Over the years, he’s been
known to be a strong supporter of Mrs Hillary Clinton. He was said to
have, in 2000, single-handedly organised a fundraiser for the former
American First Lady which generated more than $100,000. Clinton’s
campaign lists Lawal among about 250 “Hillraisers” who pledged to
collect at least $100,000 in donations for her then, and she attended a
fund raising luncheon at Lawal’s home in Houston that generated more
than $100,000, and she spoke to about 250 guests gathered around Lawal’s
indoor swimming pool, including two former Houston mayors and Shell Oil
President, John Hofmeister.
His mention in the past in some
fraudulent activities may cost whoever he’s supporting, going by the way
and manner Donald Trump is going about his campaign, as Lawal was at a
time mentioned in a spectacular fraud-related matter in the oil industry
in Nigeria. He and others allegedly conspired to “steal” an oil block
and pump millions of barrels of oil from it.

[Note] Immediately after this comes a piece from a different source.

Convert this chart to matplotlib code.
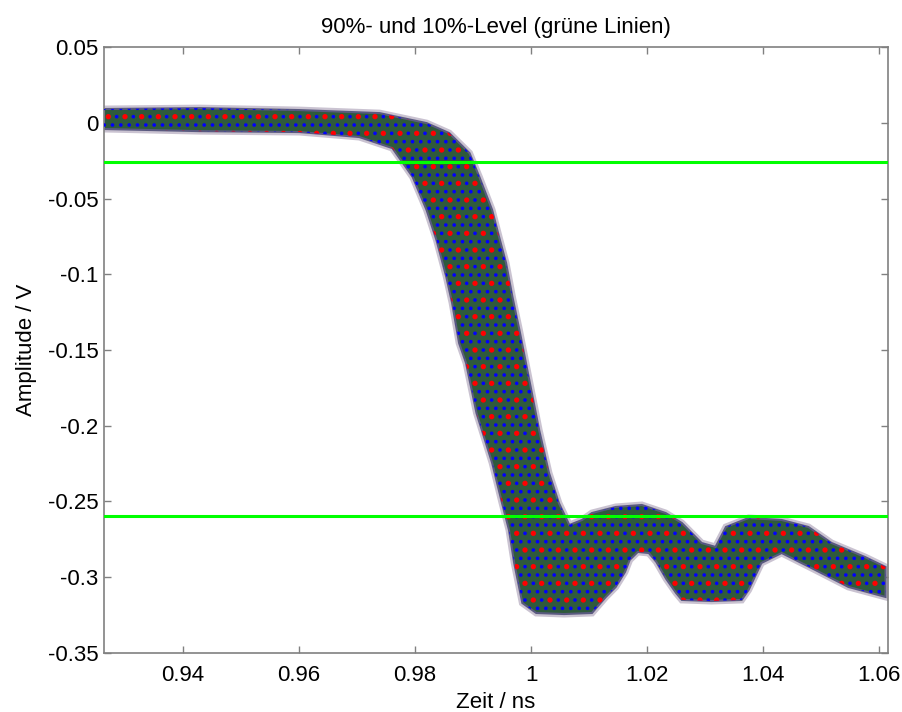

Despite protracted legal
proceedings (though he was never prosecuted and he has consistently
denied the allegations), information revealed he was at a time on the
list of the Economic and Financial Crimes Commission (EFCC) wanted
Nigerians and this much was confirmed by the then Attorney-General, Mr.
Michael Andoakaa, at a function back then.
In 2003 the Mail &
Guardian revealed how Lawal, after becoming close to former South
African president, Thabo Mbeki, benefited from “what appears to be a
fraud on the Nigerian and South African public”. It was reported that
CAMAC, a company owned by Kase Lawal, had in that deal set up a
subsidiary in South Africa, with the name “South African Oil Company”.
This he was said to have done in association with a group of individuals
connected to the ANC, South Africa’s leading and ruling political
party.
According to the report, Mbeki was said to have written to
his then-counterpart in Nigeria, Chief Olusegun Obasanjo, chipping in
good words about the company and supporting the company’s request for “a
long-term crude oil contract on behalf of the Republic of South
Africa”. This it was said helped the company get substantial oil
allocations at discounted “government-to-government” rates from Nigeria.
The report explained further that the oil was however diverted as it
was never taken to South Africa, with the proceed paid into an account
opened in the name of South African Oil Company at a bank in the Cayman
Islands, where a mystery co-owner shared the proceeds with Kase
Lawal-owned CAMAC.
Kase and his CAMAC were also in the news over
illegal transaction, this time in gold. In December 2010, Dikembe
Mutombo, a Congolese basketball hero formerly with the Houston Rockets,
was said to have introduced Lawal to the opportunity to buy 475kg of
gold supposedly held in Kenya, and Lawal, we gathered, involved diamond
trader Carlos St. Mary to help execute the gold deal with an agreement
that Kase, Mutombo and St. Mary would split the estimated $10-million
profit after the deal had been finalised.
It however turned out
later that the gold was actually being bought from a DRC Congo warlord
who had been banned by the UN. The deal, it was gathered, cost Kase
Lawal a sum to the tune of about $30 million which he could not recover
as the deal was stopped by the ban decreed by President Joseph Kabila on
all precious mineral exports from the eastern DRC, in an attempt to
stop the financing of arms smuggling and destabilisation in the country.
The
intensity of the current electioneering campaign in America, which has
seen the actors employing all sorts of measures to outdo one another,
has seen some, especially Hilary Clinton, receiving backlash for her
relationship with people like Kase Lawal. And it is only a matter of
time before the Texas oilman’s name comes up for mention in the whole
issue, especially if he raises any fund for the former Secretary of
State in his capacity as a Hillraiser.